**Rows from a dataset of charts and code:**

-- Start --

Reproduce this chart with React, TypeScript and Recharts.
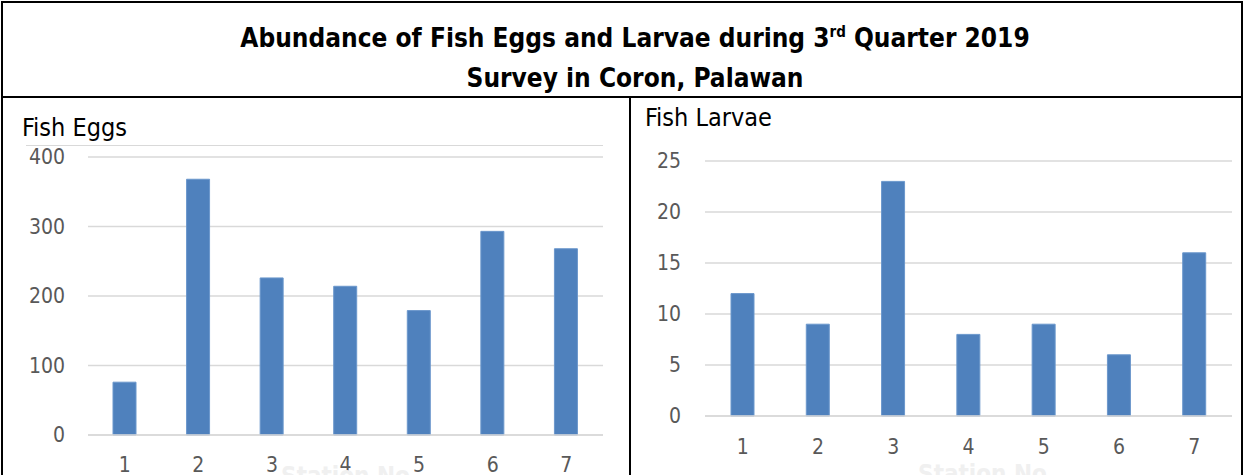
import React from 'react';
import { BarChart, Bar, XAxis, YAxis, CartesianGrid } from 'recharts';

const stations = ['1', '2', '3', '4', '5', '6', '7'];
const fishEggs = [76, 368, 226, 214, 179, 293, 268];
const fishLarvae = [12, 9, 23, 8, 9, 6, 16];
const eggTicks = [0, 100, 200, 300, 400];
const larvaeTicks = [0, 5, 10, 15, 20, 25];

const eggData = stations.map((station, i) => ({ station, count: fishEggs[i] }));
const larvaeData = stations.map((station, i) => ({ station, count: fishLarvae[i] }));

const FONT = '"Liberation Sans Narrow", "DejaVu Sans Condensed", "Liberation Sans", sans-serif';
const BAR_COLOR = '#4f81bd';
const GRID = '#d9d9d9';

const tickStyle = { fill: '#595959', fontSize: 21, fontFamily: FONT };
// axis title is almost entirely cropped off in the original screenshot
const faintLabel = {
  value: 'Station No',
  position: 'insideBottom' as const,
  offset: -9,
  fill: '#f0f0f0',
  fontSize: 24,
  fontWeight: 700,
  fontFamily: FONT,
};

const line = (style: React.CSSProperties): React.CSSProperties => ({
  position: 'absolute',
  background: '#000',
  ...style,
});

export default function App() {
  return (
    <div
      style={{
        position: 'absolute',
        left: 0,
        top: 0,
        width: 1244,
        height: 475,
        overflow: 'hidden',
        background: '#fff',
        fontFamily: FONT,
      }}
    >
      {/* table borders */}
      <div style={line({ left: 1, top: 1, width: 1242, height: 2 })} />
      <div style={line({ left: 1, top: 1, width: 2, height: 480 })} />
      <div style={line({ left: 1241, top: 1, width: 2, height: 480 })} />
      <div style={line({ left: 1, top: 96, width: 1242, height: 2 })} />
      <div style={line({ left: 629, top: 96, width: 2, height: 390 })} />

      {/* title */}
      <div
        style={{
          position: 'absolute',
          left: 0,
          width: 1270,
          top: 22,
          textAlign: 'center',
          fontSize: 26,
          fontWeight: 700,
          lineHeight: '32px',
          color: '#000',
        }}
      >
        Abundance of Fish Eggs and Larvae during 3<sup style={{ fontSize: 15, lineHeight: 0 }}>rd</sup> Quarter 2019
      </div>
      <div
        style={{
          position: 'absolute',
          left: 0,
          width: 1270,
          top: 62,
          textAlign: 'center',
          fontSize: 26,
          fontWeight: 700,
          lineHeight: '32px',
          color: '#000',
        }}
      >
        Survey in Coron, Palawan
      </div>

      {/* left panel: fish eggs */}
      <div style={{ position: 'absolute', left: 22, top: 113, fontSize: 25, lineHeight: '30px', color: '#000' }}>
        Fish Eggs
      </div>
      <div style={{ position: 'absolute', left: 26, top: 145, width: 577, height: 1, background: GRID }} />
      <div style={{ position: 'absolute', left: 0, top: 0 }}>
        <BarChart width={620} height={475} data={eggData} margin={{ top: 157, right: 17, bottom: 0, left: 0 }}>
          <CartesianGrid vertical={false} stroke={GRID} strokeWidth={1.5} />
          <XAxis
            dataKey="station"
            height={40}
            axisLine={{ stroke: GRID, strokeWidth: 1.5 }}
            tickLine={false}
            tickSize={0}
            tickMargin={22}
            tick={tickStyle}
            label={faintLabel}
          />
          <YAxis
            width={88}
            domain={[0, 400]}
            ticks={eggTicks}
            axisLine={false}
            tickLine={false}
            tickSize={0}
            tickMargin={23}
            tick={tickStyle}
          />
          <Bar dataKey="count" fill={BAR_COLOR} stroke="#6b97cc" strokeWidth={1} barSize={23} isAnimationActive={false} />
        </BarChart>
      </div>

      {/* right panel: fish larvae */}
      <div style={{ position: 'absolute', left: 645, top: 103, fontSize: 25, lineHeight: '30px', color: '#000' }}>
        Fish Larvae
      </div>
      <div style={{ position: 'absolute', left: 629, top: 0 }}>
        <BarChart width={615} height={475} data={larvaeData} margin={{ top: 161, right: 12, bottom: 0, left: 0 }}>
          <CartesianGrid vertical={false} stroke={GRID} strokeWidth={1.5} />
          <XAxis
            dataKey="station"
            height={59}
            axisLine={{ stroke: GRID, strokeWidth: 1.5 }}
            tickLine={false}
            tickSize={0}
            tickMargin={23}
            tick={tickStyle}
            label={{ ...faintLabel, offset: -7, dx: 14 }}
          />
          <YAxis
            width={76}
            domain={[0, 25]}
            ticks={larvaeTicks}
            axisLine={false}
            tickLine={false}
            tickSize={0}
            tickMargin={24}
            tick={tickStyle}
          />
          <Bar dataKey="count" fill={BAR_COLOR} stroke="#6b97cc" strokeWidth={1} barSize={23} isAnimationActive={false} />
        </BarChart>
      </div>
    </div>
  );
}
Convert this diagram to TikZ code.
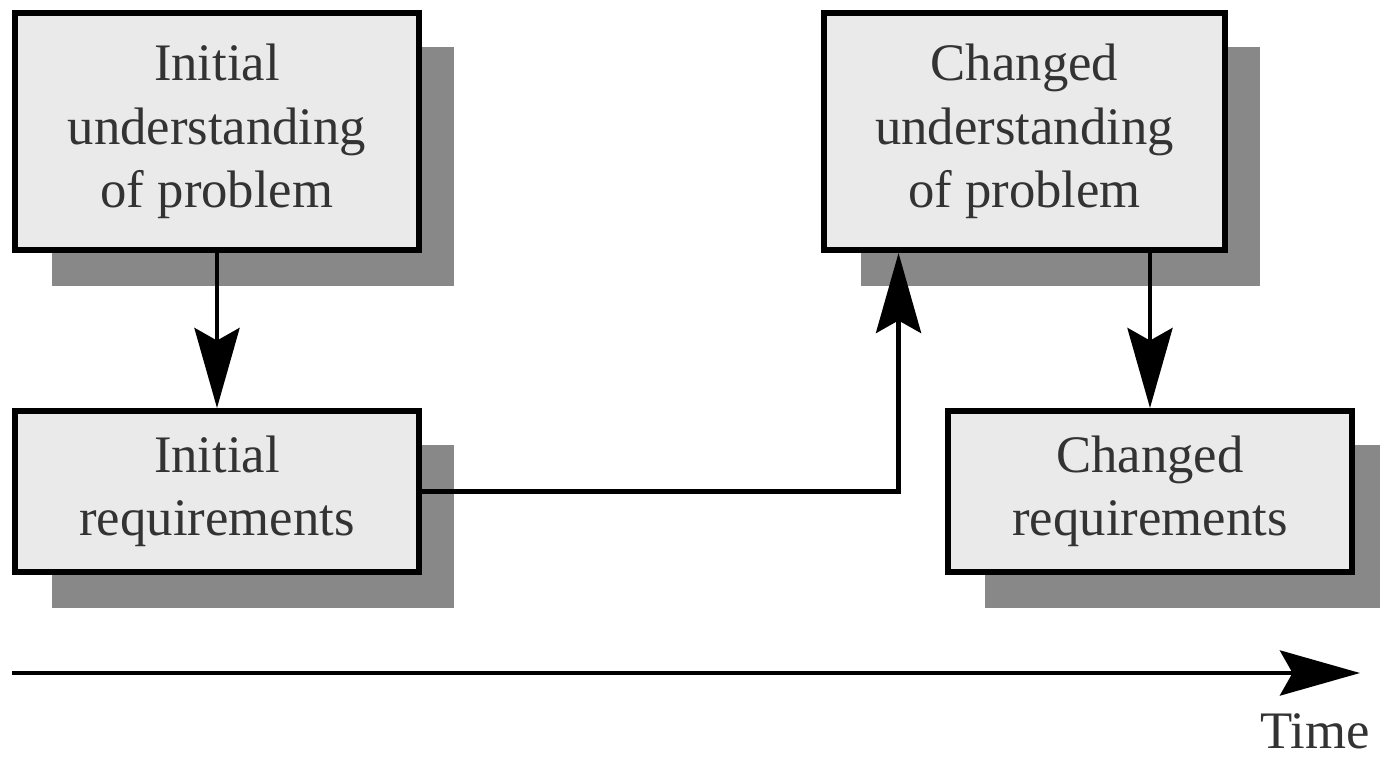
\documentclass[tikz,border=0pt]{standalone}
\usepackage{fontspec}
\setmainfont{Liberation Serif}
\usetikzlibrary{arrows.meta,backgrounds,calc}
\definecolor{shadowgray}{HTML}{888888}
\definecolor{boxfill}{HTML}{EAEAEA}
\tikzset{
  box/.style={draw=black, line width=3.4pt, fill=boxfill, align=center,
    text=black!80, inner sep=0pt,
    font=\fontsize{30}{36}\selectfont},
  arr/.style={line width=2.8pt, -{Stealth[length=1.6cm, width=0.9cm, inset=0.25cm]}},
  shadowbox/.style={fill=shadowgray}
}
\begin{document}
\begin{tikzpicture}[x=0.02cm,y=-0.02cm]
\useasboundingbox (0,0) rectangle (1380,764);
\node[box, minimum width=8.08cm, minimum height=4.74cm] (b1) at (217,131.5)
  {Initial\\understanding\\of problem};
\node[box, minimum width=8.08cm, minimum height=3.22cm] (b2) at (217,491.5)
  {Initial\\requirements};
\node[box, minimum width=8.04cm, minimum height=4.74cm] (b3) at (1024.5,131.5)
  {Changed\\understanding\\of problem};
\node[box, minimum width=8.08cm, minimum height=3.22cm] (b4) at (1150,491.5)
  {Changed\\requirements};
\begin{scope}[on background layer]
  \foreach \n in {b1,b2,b3,b4}{
    \fill[shadowgray] ([shift={(40,37)}]\n.north west) rectangle ([shift={(32,33)}]\n.south east);
  }
\end{scope}
\draw[arr] (b1) -- (b2);
\draw[arr] (b2.east) -| ([xshift=1.56cm]b3.south west);
\draw[arr] (b3.south -| b4.north) -- (b4.north);
\coordinate (t0) at (12,673);
\coordinate (t1) at (1360,673);
\draw[arr] (t0) -- (t1);
\node[anchor=base east, inner sep=0pt, text=black!80, font=\fontsize{30}{36}\selectfont] (time) at (1370,748) {Time};
\end{tikzpicture}
\end{document}
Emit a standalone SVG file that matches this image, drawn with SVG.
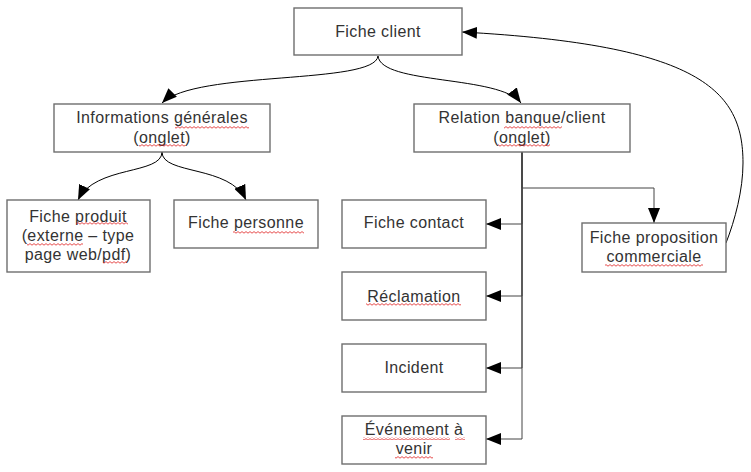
<svg xmlns="http://www.w3.org/2000/svg" width="751" height="472" viewBox="0 0 751 472">
<style>
.box{fill:#fff;stroke:#6e6e6e;stroke-width:1.4}
.t{font-family:"Liberation Sans",Arial,sans-serif;font-size:16px;letter-spacing:0.4px;fill:#333;text-anchor:middle}
.c{fill:none;stroke:#000;stroke-width:1}
.g{fill:none;stroke:#444;stroke-width:1}
.sq{fill:url(#squig)}
</style>
<defs>
<marker id="ah" markerUnits="userSpaceOnUse" markerWidth="16" markerHeight="12" refX="15" refY="6" orient="auto">
<path d="M0,0 L15,6 L0,12 Z" fill="#000"/>
</marker>
<pattern id="squig" patternUnits="userSpaceOnUse" width="4" height="3">
<path d="M0,2.2 L2,0.6 L4,2.2" fill="none" stroke="#e02020" stroke-width="0.8"/>
</pattern>
</defs>
<g id="connectors">
<path class="c" d="M378,56 C375,85 195,70 162,103" marker-end="url(#ah)"/>
<path class="c" d="M378,56 C381,85 500,75 521,103" marker-end="url(#ah)"/>
<path class="c" d="M162,152 C162,175 95,165 78,200" marker-end="url(#ah)"/>
<path class="c" d="M162,152 C162,175 230,165 246,200" marker-end="url(#ah)"/>
<path class="g" d="M522,152 V188 H654 V223" marker-end="url(#ah)"/>
<path class="g" d="M522,152 V224 H486" marker-end="url(#ah)"/>
<path class="g" d="M522,152 V296 H486" marker-end="url(#ah)"/>
<path class="g" d="M522,152 V368 H486" marker-end="url(#ah)"/>
<path class="g" d="M522,152 V439 H486" marker-end="url(#ah)"/>
<path class="c" d="M726,243 C735,220 743,190 743,163 C743,90 700,45 462,32" marker-end="url(#ah)"/>
</g>
<g id="fiche-client">
<rect class="box" x="294" y="8" width="168" height="47"/>
<text class="t" x="378" y="37">Fiche client</text>
</g>
<g id="informations-generales">
<rect class="box" x="54" y="104" width="216" height="48"/>
<text class="t" x="162" y="123">Informations générales</text>
<text class="t" x="162" y="143">(onglet)</text>
</g>
<g id="relation-banque-client">
<rect class="box" x="414" y="104" width="216" height="48"/>
<text class="t" x="522" y="123">Relation banque/client</text>
<text class="t" x="522" y="143">(onglet)</text>
</g>
<g id="fiche-produit">
<rect class="box" x="7" y="200" width="143" height="72"/>
<text class="t" x="78" y="222">Fiche produit</text>
<text class="t" x="78" y="241">(externe – type</text>
<text class="t" x="78" y="260">page web/pdf)</text>
</g>
<g id="fiche-personne">
<rect class="box" x="174" y="200" width="144" height="48"/>
<text class="t" x="246" y="228">Fiche personne</text>
</g>
<g id="fiche-contact">
<rect class="box" x="342" y="200" width="144" height="48"/>
<text class="t" x="414" y="228">Fiche contact</text>
</g>
<g id="reclamation">
<rect class="box" x="342" y="272" width="144" height="48"/>
<text class="t" x="414" y="302">Réclamation</text>
</g>
<g id="incident">
<rect class="box" x="342" y="344" width="144" height="48"/>
<text class="t" x="414" y="373">Incident</text>
</g>
<g id="evenement-a-venir">
<rect class="box" x="342" y="416" width="144" height="48"/>
<text class="t" x="414" y="435">Événement à</text>
<text class="t" x="414" y="454">venir</text>
</g>
<g id="fiche-proposition-commerciale">
<rect class="box" x="582" y="223" width="144" height="49"/>
<text class="t" x="654" y="243">Fiche proposition</text>
<text class="t" x="654" y="262">commerciale</text>
</g>
<g id="spellcheck">
<rect class="sq" x="175" y="126" width="74" height="3"/>
<rect class="sq" x="139" y="144" width="46" height="3"/>
<rect class="sq" x="504" y="126" width="58" height="3"/>
<rect class="sq" x="498" y="144" width="52" height="3"/>
<rect class="sq" x="76" y="222" width="52" height="3"/>
<rect class="sq" x="27" y="243" width="56" height="3"/>
<rect class="sq" x="103" y="261" width="24" height="3"/>
<rect class="sq" x="233" y="231" width="71" height="3"/>
<rect class="sq" x="366" y="303" width="95" height="3"/>
<rect class="sq" x="605" y="264" width="98" height="3"/>
<rect class="sq" x="363" y="437" width="87" height="3"/>
<rect class="sq" x="455" y="437" width="10" height="3"/>
<rect class="sq" x="395" y="456" width="38" height="3"/>
</g>
</svg>
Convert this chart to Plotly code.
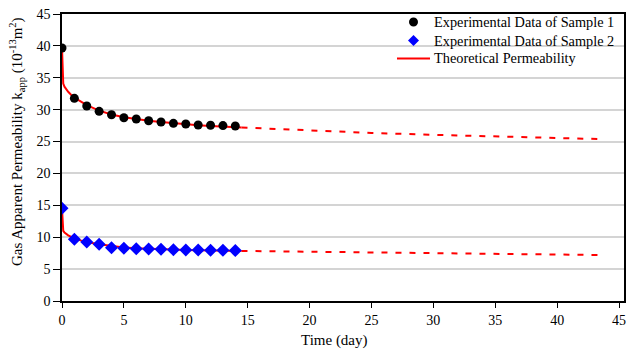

-- End --

Write out exactly the lines between the start of the data and the line with "const larvaeTicks = [0, 5, 10, 15, 20, 25];", including both, but none of the pictures.

Reproduce this chart with React, TypeScript and Recharts.
import React from 'react';
import { BarChart, Bar, XAxis, YAxis, CartesianGrid } from 'recharts';

const stations = ['1', '2', '3', '4', '5', '6', '7'];
const fishEggs = [76, 368, 226, 214, 179, 293, 268];
const fishLarvae = [12, 9, 23, 8, 9, 6, 16];
const eggTicks = [0, 100, 200, 300, 400];
const larvaeTicks = [0, 5, 10, 15, 20, 25];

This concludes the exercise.